McColl’s Retail has posted higher first half profits, although underlying sales continued to fall amid the competitive trading conditions.
During the 26 weeks to 29 May, the group’s pre-tax profit was up 8.1% to £8.2m, whilst operating profit before exceptional items was unchanged at £9.6m.
Overall like-for-like (LFL) sales were down 2.2% with contrasting performance across the business. LFL sales in recently acquired and converted stores were up 1.0%, whilst sales in its premium convenience and food and wine stores fell 1.5%. Meanwhile, LFL sales in newsagents and standard convenience stores were down 3.7% as a result of “continued pressure on traditional categories”.
The group added that investment in its food-to-go offer continued to deliver strong sales with LFL performance ahead by 11.4%. It now has five Subway outlets operating within its store estate with plans for a further six to be opened by the year end.
24 new convenience stores were acquired during the period with a further 19 newsagents converted to food and wine stores. At the period end, the group operated 933 convenience stores and 433 newsagents with it on target to achieve 1,000 convenience stores by the end of 2016.
Earlier this month, McColl’s agreed a £117m deal to acquire of 298 c-stores from the Co-op Group. The stores will begin transitioning over at the beginning of next year.
Jonathan Miller, chief executive, said: “I am pleased to report marked strategic progress and a robust financial performance in what has been another challenging period for the sector.”

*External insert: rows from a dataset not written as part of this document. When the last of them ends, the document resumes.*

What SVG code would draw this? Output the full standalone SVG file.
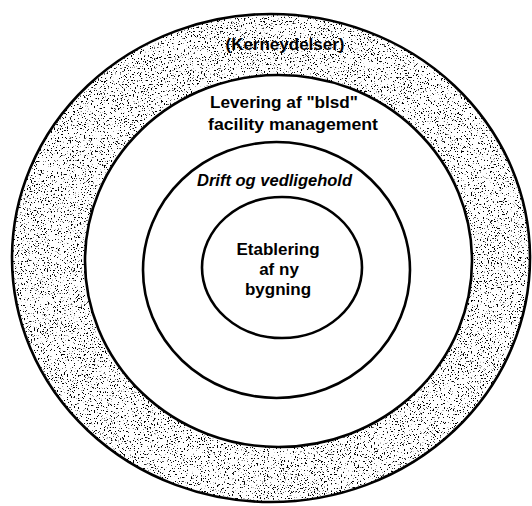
<svg xmlns="http://www.w3.org/2000/svg" width="532" height="506" viewBox="0 0 532 506">
<style>
.ln{fill:none;stroke:#000;stroke-width:2.6}
.t{font-family:"Liberation Sans",Arial,sans-serif;font-weight:bold;font-size:17px;fill:#000}
.c{text-anchor:middle}
</style>
<defs>
<filter id="stip" filterUnits="userSpaceOnUse" x="0" y="0" width="532" height="506">
<feTurbulence type="fractalNoise" baseFrequency="0.7" numOctaves="3" seed="7" result="n"/>
<feColorMatrix in="n" type="matrix" values="0 0 0 0 0  0 0 0 0 0  0 0 0 0 0  16 0 0 0 -9.9" result="dots"/>
<feComposite in="dots" in2="SourceAlpha" operator="in"/>
</filter>
</defs>
<rect width="532" height="506" fill="#fff"/>
<g id="ring-kerneydelser">
<path d="M12,258 a259,244 0 1,0 518,0 a259,244 0 1,0 -518,0Z M85,261 a193.5,186 0 1,0 387,0 a193.5,186 0 1,0 -387,0Z" fill-rule="evenodd" fill="#000" filter="url(#stip)"/>
<ellipse class="ln" cx="271" cy="258" rx="259" ry="244" stroke-width="3.2"/>
<text class="t c" x="285" y="50">(Kerneydelser)</text>
</g>
<g id="ring-facility-management">
<ellipse class="ln" cx="278.5" cy="261" rx="193.5" ry="186"/>
<text class="t" x="210" y="108" textLength="148" lengthAdjust="spacingAndGlyphs">Levering af "blsd"</text>
<text class="t" x="208" y="130" textLength="170" lengthAdjust="spacingAndGlyphs">facility management</text>
</g>
<g id="ring-drift">
<ellipse class="ln" cx="276.5" cy="270" rx="133.5" ry="128"/>
<text class="t" x="197" y="186" font-style="italic" font-size="16.5" textLength="155" lengthAdjust="spacingAndGlyphs">Drift og vedligehold</text>
</g>
<g id="core-etablering">
<ellipse class="ln" cx="282" cy="267.5" rx="80" ry="70.5"/>
<text class="t c" x="278" y="255">Etablering</text>
<text class="t c" x="279" y="275">af ny</text>
<text class="t c" x="278" y="295">bygning</text>
</g>
</svg>
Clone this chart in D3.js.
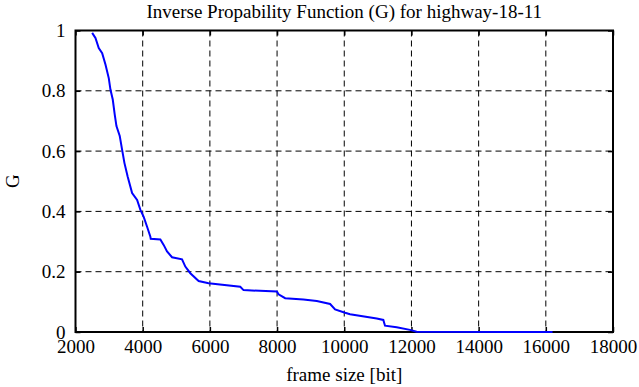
<!DOCTYPE html>
<html>
<head>
<meta charset="utf-8">
<script src="https://cdn.jsdelivr.net/npm/d3@7"></script>
<style>
  body { margin: 0; background: #fff; }
  svg { display: block; }
</style>
</head>
<body>
<div id="chart"></div>
<script>
const frameSizes = [2496, 2594, 2692, 2794, 2892, 2990, 3040, 3109, 3168, 3219, 3317, 3337, 3388, 3456,
  3554, 3685, 3834, 3932, 4030, 4131, 4229, 4240, 4526, 4624, 4725, 4874, 5171, 5269, 5418, 5665,
  5962, 6904, 7002, 7995, 8044, 8241, 8785, 9183, 9579, 9727, 10024, 10173, 10967, 11163, 11213,
  11561, 11956, 12155, 16200];
const gValues = [0.992, 0.975, 0.942, 0.925, 0.887, 0.842, 0.804, 0.771, 0.721, 0.683, 0.650, 0.637, 0.604, 0.561,
  0.515, 0.461, 0.438, 0.405, 0.382, 0.349, 0.316, 0.309, 0.307, 0.289, 0.267, 0.248, 0.241, 0.217, 0.195, 0.169,
  0.162, 0.150, 0.139, 0.134, 0.125, 0.112, 0.108, 0.103, 0.093, 0.075, 0.064, 0.059, 0.045, 0.040, 0.021,
  0.016, 0.007, 0.001, 0];
const xTicks = [2000, 4000, 6000, 8000, 10000, 12000, 14000, 16000, 18000];
const yTicks = [0, 0.2, 0.4, 0.6, 0.8, 1];

const width = 639, height = 387;
const margin = { top: 30.5, right: 26, bottom: 55, left: 75.5 };
const innerWidth = width - margin.left - margin.right;
const innerHeight = height - margin.top - margin.bottom;
const fontFamily = '"Liberation Serif", "Times New Roman", "DejaVu Serif", serif';

const data = frameSizes.map((x, i) => ({ x, g: gValues[i] }));

const xScale = d3.scaleLinear().domain([2000, 18000]).range([0, innerWidth]);
const yScale = d3.scaleLinear().domain([0, 1]).range([innerHeight, 0]);

const svg = d3.select("#chart").append("svg")
  .attr("width", width)
  .attr("height", height)
  .style("font-family", fontFamily);

const g = svg.append("g").attr("transform", `translate(${margin.left}, ${margin.top})`);

// dashed grid
g.append("g")
  .selectAll("line")
  .data(xTicks.slice(1, -1))
  .enter().append("line")
  .attr("x1", d => xScale(d)).attr("x2", d => xScale(d))
  .attr("y1", 0).attr("y2", innerHeight)
  .attr("stroke", "#000").attr("stroke-width", 1)
  .attr("stroke-dasharray", "6,4");

g.append("g")
  .selectAll("line")
  .data(yTicks.slice(1, -1))
  .enter().append("line")
  .attr("x1", 0).attr("x2", innerWidth)
  .attr("y1", d => yScale(d)).attr("y2", d => yScale(d))
  .attr("stroke", "#000").attr("stroke-width", 1)
  .attr("stroke-dasharray", "6,4");

// axes with inward ticks on all four sides
const xAxis = g.append("g")
  .attr("transform", `translate(0, ${innerHeight})`)
  .call(d3.axisBottom(xScale).tickValues(xTicks).tickSize(-5).tickFormat(d3.format("d")));
const yAxis = g.append("g")
  .call(d3.axisLeft(yScale).tickValues(yTicks).tickSize(-5).tickFormat(d => d));
const topAxis = g.append("g")
  .call(d3.axisTop(xScale).tickValues(xTicks).tickSize(-5));
const rightAxis = g.append("g")
  .attr("transform", `translate(${innerWidth}, 0)`)
  .call(d3.axisRight(yScale).tickValues(yTicks).tickSize(-5));
topAxis.selectAll("text").remove();
rightAxis.selectAll("text").remove();

g.selectAll(".domain").remove();
g.selectAll(".tick line").attr("stroke", "#000").attr("stroke-width", 1.5);
[xAxis, yAxis].forEach(axis => axis.attr("font-family", null).attr("font-size", null));
xAxis.selectAll(".tick text")
  .attr("dy", "0.71em").attr("y", 8)
  .style("font-family", fontFamily).style("font-size", "19px").attr("fill", "#000");
yAxis.selectAll(".tick text")
  .attr("x", -10)
  .style("font-family", fontFamily).style("font-size", "19px").attr("fill", "#000");

g.append("rect")
  .attr("x", 0).attr("y", 0)
  .attr("width", innerWidth).attr("height", innerHeight)
  .attr("fill", "none").attr("stroke", "#000").attr("stroke-width", 2);

const line = d3.line().x(d => xScale(d.x)).y(d => yScale(d.g));

g.append("path")
  .datum(data)
  .attr("fill", "none")
  .attr("stroke", "#0000ff")
  .attr("stroke-width", 2)
  .attr("d", line);

svg.append("text")
  .attr("x", margin.left + innerWidth / 2)
  .attr("y", 18)
  .attr("text-anchor", "middle")
  .style("font-size", "19px")
  .text("Inverse Propability Function (G) for highway-18-11");

svg.append("text")
  .attr("x", margin.left + innerWidth / 2)
  .attr("y", 381)
  .attr("text-anchor", "middle")
  .style("font-size", "19px")
  .text("frame size [bit]");

svg.append("text")
  .attr("transform", `translate(19, ${margin.top + innerHeight / 2}) rotate(-90)`)
  .attr("text-anchor", "middle")
  .style("font-size", "19px")
  .text("G");
</script>
</body>
</html>
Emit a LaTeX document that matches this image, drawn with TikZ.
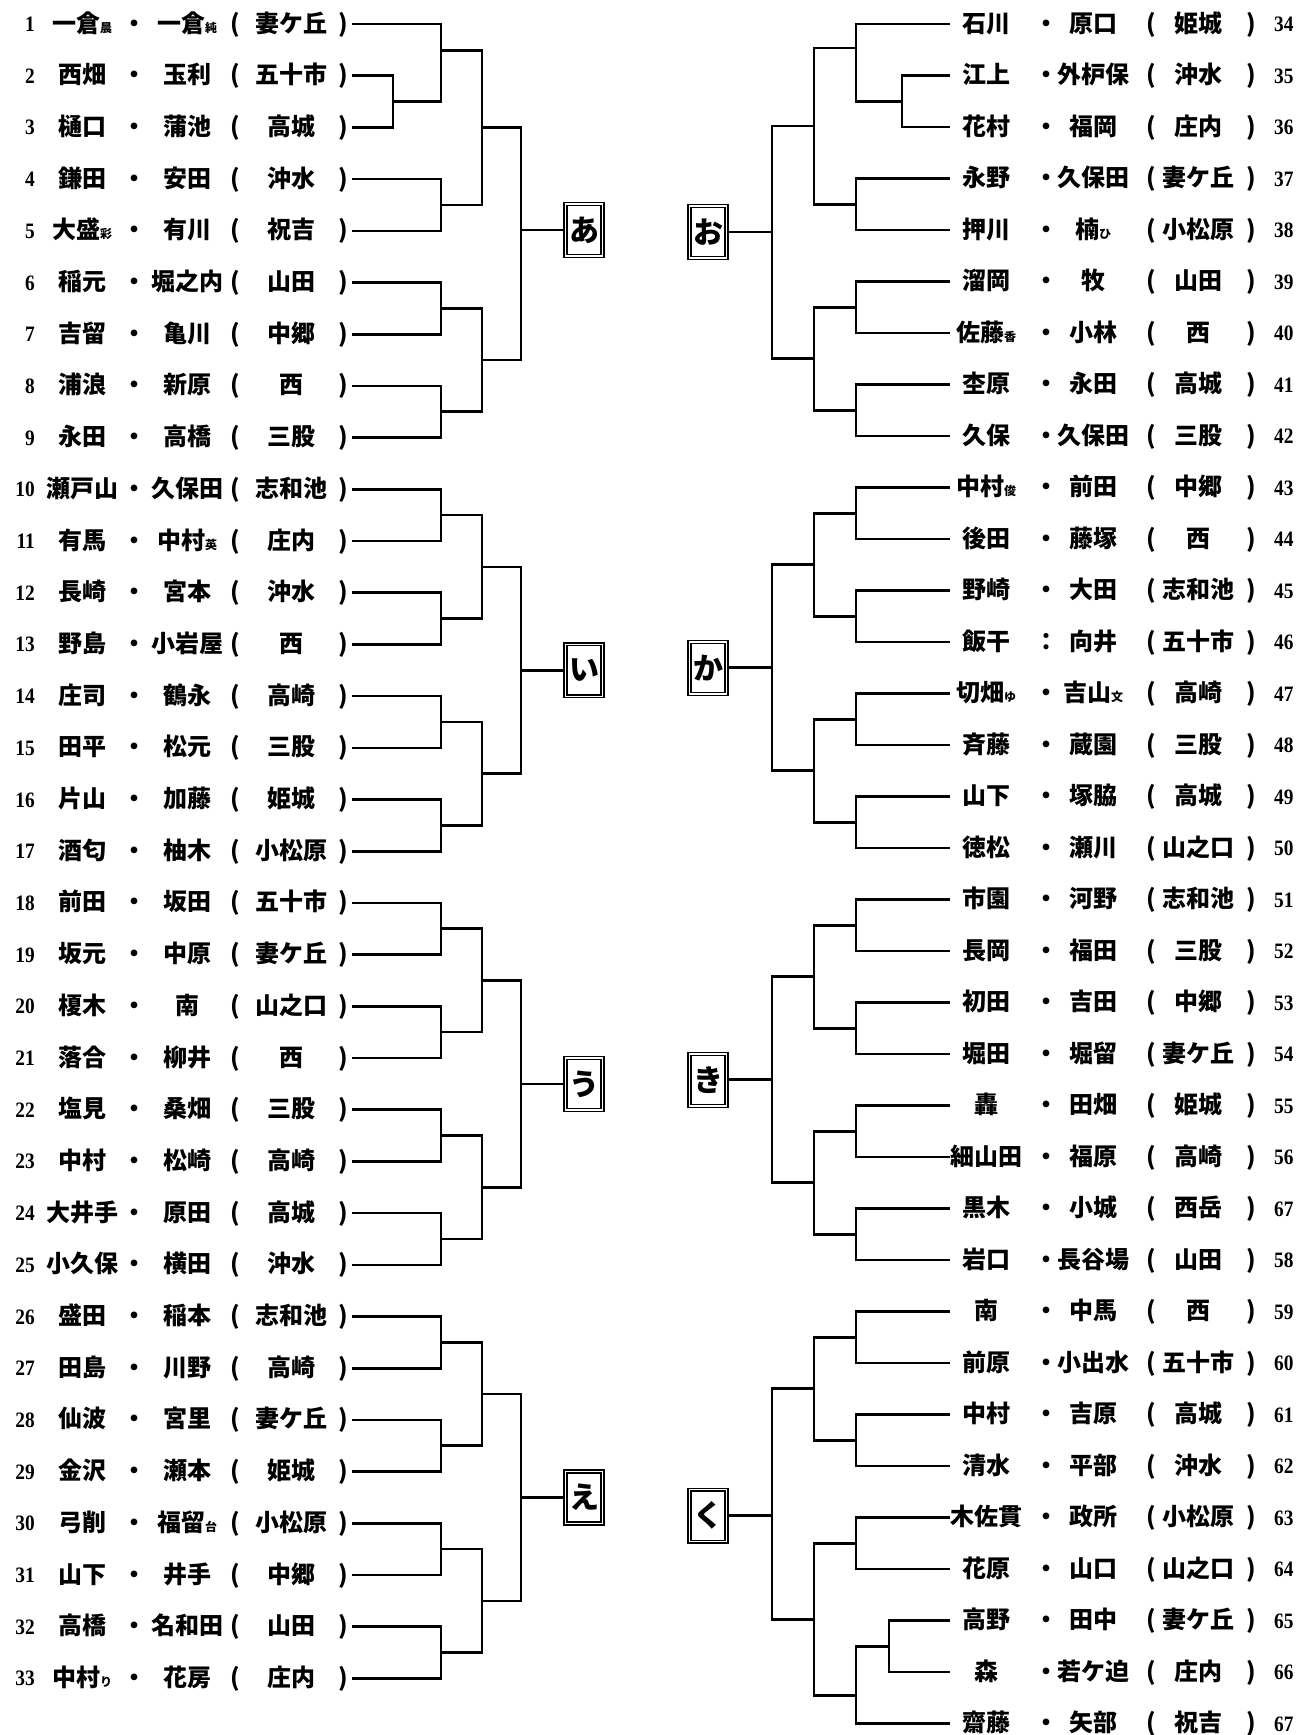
\documentclass[tikz,border=0pt]{standalone}
\usepackage{fontspec}
\usepackage{tikz}
\usetikzlibrary{calc}
\newfontfamily\jp{Noto Sans CJK JP}
\newfontfamily\numfont{Liberation Serif}[FakeStretch=0.88]

% small name tag (given-name initial)
\newcommand\sm[1]{{\fontsize{12}{12}\selectfont #1}}

% one entry of the left column
\newcommand\leftrow[4]{%
  \pgfmathsetmacro\rowy{24+(#1-1)*51.7}
  \node[numtxt,anchor=east] (ln#1) at (35,\rowy) {#1};
  \node[txt] (la#1) at (82,\rowy) {#2};
  \node[txt] (ld#1) at (134,\rowy) {・};
  \node[txt] (lb#1) at (187,\rowy) {#3};
  \node[txt] (lo#1) at (235,\rowy) {(};
  \node[txt] (ls#1) at (291,\rowy) {#4};
  \node[txt] (lc#1) at (343,\rowy) {)};
  \coordinate (e#1) at (352,\rowy);}

% one entry of the right column
\newcommand\rightrow[6][・]{%
  \pgfmathsetmacro\rowy{24+(#2-34)*51.5}
  \coordinate (f#2) at (950,\rowy);
  \node[txt] (ra#2) at (986,\rowy) {#4};
  \node[txt] (rd#2) at (1046,\rowy) {#1};
  \node[txt] (rb#2) at (1093,\rowy) {#5};
  \node[txt] (ro#2) at (1151,\rowy) {(};
  \node[txt] (rs#2) at (1198,\rowy) {#6};
  \node[txt] (rc#2) at (1251,\rowy) {)};
  \node[numtxt,anchor=west] (rn#2) at (1274,\rowy) {#3};}

% bracket: top, bottom, column, new point, where on the bar
\newcommand\pairjoin[5]{%
  \draw[wire] (#1) -- (#1 -| #3) -- (#2 -| #3) -- (#2);
  \coordinate (#4) at ($(#1 -| #3)!#5!(#2 -| #3)$);}

\begin{document}
\begin{tikzpicture}[x=1pt,y=-1pt,
  txt/.style={inner sep=0pt,text height=20pt,text depth=4pt,
    font=\jp\bfseries\fontsize{24}{24}\selectfont},
  numtxt/.style={inner sep=0pt,text height=15pt,text depth=0pt,
    font=\numfont\bfseries\fontsize{22}{22}\selectfont},
  wire/.style={line width=2.6pt,line join=miter},
  pool/.style={draw,line width=1.4pt,double,double distance=1.5pt,
    minimum width=37pt,minimum height=52pt,inner sep=0pt,
    font=\jp\bfseries\fontsize{30}{30}\selectfont}]
  \fill[white] (0,0) rectangle (1305,1735);
  \useasboundingbox (0,0) rectangle (1305,1735);

  % columns of the brackets
  \coordinate (lx0) at (393,0); \coordinate (lx1) at (441,0);
  \coordinate (lx2) at (482,0); \coordinate (lx3) at (521,0);
  \coordinate (rx0) at (902,0); \coordinate (rx0b) at (889,0);
  \coordinate (rx1) at (856,0); \coordinate (rx2) at (814,0);
  \coordinate (rx3) at (772,0);

  % left column
  \leftrow{1}{一倉\sm{晨}}{一倉\sm{純}}{妻ケ丘}
  \leftrow{2}{西畑}{玉利}{五十市}
  \leftrow{3}{樋口}{蒲池}{高城}
  \leftrow{4}{鎌田}{安田}{沖水}
  \leftrow{5}{大盛\sm{彩}}{有川}{祝吉}
  \leftrow{6}{稲元}{堀之内}{山田}
  \leftrow{7}{吉留}{亀川}{中郷}
  \leftrow{8}{浦浪}{新原}{西}
  \leftrow{9}{永田}{高橋}{三股}
  \leftrow{10}{瀬戸山}{久保田}{志和池}
  \leftrow{11}{有馬}{中村\sm{英}}{庄内}
  \leftrow{12}{長崎}{宮本}{沖水}
  \leftrow{13}{野島}{小岩屋}{西}
  \leftrow{14}{庄司}{鶴永}{高崎}
  \leftrow{15}{田平}{松元}{三股}
  \leftrow{16}{片山}{加藤}{姫城}
  \leftrow{17}{酒匂}{柚木}{小松原}
  \leftrow{18}{前田}{坂田}{五十市}
  \leftrow{19}{坂元}{中原}{妻ケ丘}
  \leftrow{20}{榎木}{南}{山之口}
  \leftrow{21}{落合}{柳井}{西}
  \leftrow{22}{塩見}{桑畑}{三股}
  \leftrow{23}{中村}{松崎}{高崎}
  \leftrow{24}{大井手}{原田}{高城}
  \leftrow{25}{小久保}{横田}{沖水}
  \leftrow{26}{盛田}{稲本}{志和池}
  \leftrow{27}{田島}{川野}{高崎}
  \leftrow{28}{仙波}{宮里}{妻ケ丘}
  \leftrow{29}{金沢}{瀬本}{姫城}
  \leftrow{30}{弓削}{福留\sm{台}}{小松原}
  \leftrow{31}{山下}{井手}{中郷}
  \leftrow{32}{高橋}{名和田}{山田}
  \leftrow{33}{中村\sm{り}}{花房}{庄内}

  % right column
  \rightrow{34}{34}{石川}{原口}{姫城}
  \rightrow{35}{35}{江上}{外枦保}{沖水}
  \rightrow{36}{36}{花村}{福岡}{庄内}
  \rightrow{37}{37}{永野}{久保田}{妻ケ丘}
  \rightrow{38}{38}{押川}{楠\sm{ひ}}{小松原}
  \rightrow{39}{39}{溜岡}{牧}{山田}
  \rightrow{40}{40}{佐藤\sm{香}}{小林}{西}
  \rightrow{41}{41}{杢原}{永田}{高城}
  \rightrow{42}{42}{久保}{久保田}{三股}
  \rightrow{43}{43}{中村\sm{俊}}{前田}{中郷}
  \rightrow{44}{44}{後田}{藤塚}{西}
  \rightrow{45}{45}{野崎}{大田}{志和池}
  \rightrow[：]{46}{46}{飯干}{向井}{五十市}
  \rightrow{47}{47}{切畑\sm{ゆ}}{吉山\sm{文}}{高崎}
  \rightrow{48}{48}{斉藤}{蔵園}{三股}
  \rightrow{49}{49}{山下}{塚脇}{高城}
  \rightrow{50}{50}{徳松}{瀬川}{山之口}
  \rightrow{51}{51}{市園}{河野}{志和池}
  \rightrow{52}{52}{長岡}{福田}{三股}
  \rightrow{53}{53}{初田}{吉田}{中郷}
  \rightrow{54}{54}{堀田}{堀留}{妻ケ丘}
  \rightrow{55}{55}{轟}{田畑}{姫城}
  \rightrow{56}{56}{細山田}{福原}{高崎}
  \rightrow{57}{67}{黒木}{小城}{西岳}
  \rightrow{58}{58}{岩口}{長谷場}{山田}
  \rightrow{59}{59}{南}{中馬}{西}
  \rightrow{60}{60}{前原}{小出水}{五十市}
  \rightrow{61}{61}{中村}{吉原}{高城}
  \rightrow{62}{62}{清水}{平部}{沖水}
  \rightrow{63}{63}{木佐貫}{政所}{小松原}
  \rightrow{64}{64}{花原}{山口}{山之口}
  \rightrow{65}{65}{高野}{田中}{妻ケ丘}
  \rightrow{66}{66}{森}{若ケ迫}{庄内}
  \rightrow{67}{67}{齋藤}{矢部}{祝吉}

  % block あ
  \pairjoin{e2}{e3}{lx0}{a23}{.5}
  \pairjoin{e1}{a23}{lx1}{a13}{.34}
  \pairjoin{e4}{e5}{lx1}{a45}{.5}
  \pairjoin{a13}{a45}{lx2}{a15}{.5}
  \pairjoin{e6}{e7}{lx1}{a67}{.5}
  \pairjoin{e8}{e9}{lx1}{a89}{.5}
  \pairjoin{a67}{a89}{lx2}{a69}{.5}
  \pairjoin{a15}{a69}{lx3}{aA}{.44}
  \node[pool] (boxA) at ($(aA)+(63,0)$) {あ};
  \draw[wire] (aA) -- (boxA.west);

  % block い
  \pairjoin{e10}{e11}{lx1}{a1011}{.5}
  \pairjoin{e12}{e13}{lx1}{a1213}{.5}
  \pairjoin{a1011}{a1213}{lx2}{a1013}{.5}
  \pairjoin{e14}{e15}{lx1}{a1415}{.5}
  \pairjoin{e16}{e17}{lx1}{a1617}{.5}
  \pairjoin{a1415}{a1617}{lx2}{a1417}{.5}
  \pairjoin{a1013}{a1417}{lx3}{aI}{.5}
  \node[pool] (boxI) at ($(aI)+(63,0)$) {い};
  \draw[wire] (aI) -- (boxI.west);

  % block う
  \pairjoin{e18}{e19}{lx1}{a1819}{.5}
  \pairjoin{e20}{e21}{lx1}{a2021}{.5}
  \pairjoin{a1819}{a2021}{lx2}{a1821}{.5}
  \pairjoin{e22}{e23}{lx1}{a2223}{.5}
  \pairjoin{e24}{e25}{lx1}{a2425}{.5}
  \pairjoin{a2223}{a2425}{lx2}{a2225}{.5}
  \pairjoin{a1821}{a2225}{lx3}{aU}{.5}
  \node[pool] (boxU) at ($(aU)+(63,0)$) {う};
  \draw[wire] (aU) -- (boxU.west);

  % block え
  \pairjoin{e26}{e27}{lx1}{a2627}{.5}
  \pairjoin{e28}{e29}{lx1}{a2829}{.5}
  \pairjoin{a2627}{a2829}{lx2}{a2629}{.5}
  \pairjoin{e30}{e31}{lx1}{a3031}{.5}
  \pairjoin{e32}{e33}{lx1}{a3233}{.5}
  \pairjoin{a3031}{a3233}{lx2}{a3033}{.5}
  \pairjoin{a2629}{a3033}{lx3}{aE}{.5}
  \node[pool] (boxE) at ($(aE)+(63,0)$) {え};
  \draw[wire] (aE) -- (boxE.west);

  % block お
  \pairjoin{f35}{f36}{rx0}{b3536}{.5}
  \pairjoin{f34}{b3536}{rx1}{b3436}{.31}
  \pairjoin{f37}{f38}{rx1}{b3738}{.5}
  \pairjoin{b3436}{b3738}{rx2}{b3438}{.5}
  \pairjoin{f39}{f40}{rx1}{b3940}{.5}
  \pairjoin{f41}{f42}{rx1}{b4142}{.5}
  \pairjoin{b3940}{b4142}{rx2}{b3942}{.5}
  \pairjoin{b3438}{b3942}{rx3}{bO}{.455}
  \node[pool] (boxO) at ($(bO)+(-64,0)$) {お};
  \draw[wire] (bO) -- (boxO.east);

  % block か
  \pairjoin{f43}{f44}{rx1}{b4344}{.5}
  \pairjoin{f45}{f46}{rx1}{b4546}{.5}
  \pairjoin{b4344}{b4546}{rx2}{b4346}{.5}
  \pairjoin{f47}{f48}{rx1}{b4748}{.5}
  \pairjoin{f49}{f50}{rx1}{b4950}{.5}
  \pairjoin{b4748}{b4950}{rx2}{b4750}{.5}
  \pairjoin{b4346}{b4750}{rx3}{bKa}{.5}
  \node[pool] (boxKa) at ($(bKa)+(-64,0)$) {か};
  \draw[wire] (bKa) -- (boxKa.east);

  % block き
  \pairjoin{f51}{f52}{rx1}{b5152}{.5}
  \pairjoin{f53}{f54}{rx1}{b5354}{.5}
  \pairjoin{b5152}{b5354}{rx2}{b5154}{.5}
  \pairjoin{f55}{f56}{rx1}{b5556}{.5}
  \pairjoin{f57}{f58}{rx1}{b5758}{.5}
  \pairjoin{b5556}{b5758}{rx2}{b5558}{.5}
  \pairjoin{b5154}{b5558}{rx3}{bKi}{.5}
  \node[pool] (boxKi) at ($(bKi)+(-64,0)$) {き};
  \draw[wire] (bKi) -- (boxKi.east);

  % block く
  \pairjoin{f59}{f60}{rx1}{b5960}{.5}
  \pairjoin{f61}{f62}{rx1}{b6162}{.5}
  \pairjoin{b5960}{b6162}{rx2}{b5962}{.5}
  \pairjoin{f63}{f64}{rx1}{b6364}{.5}
  \pairjoin{f65}{f66}{rx0b}{b6566}{.5}
  \pairjoin{b6566}{f67}{rx1}{b6567}{.64}
  \pairjoin{b6364}{b6567}{rx2}{b6367}{.5}
  \pairjoin{b5962}{b6367}{rx3}{bKu}{.55}
  \node[pool] (boxKu) at ($(bKu)+(-64,0)$) {く};
  \draw[wire] (bKu) -- (boxKu.east);
\end{tikzpicture}
\end{document}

He added: We are committed to enhancing our convenience proposition through growing market share, developing our product ranges and delivering great customer service. I am especially pleased that we have been successful in the transformational acquisition of 298 Co-operative stores. This is a pivotal moment for the business and allows us to accelerate our growth ambitions and considerably increase our neighbourhood presence.”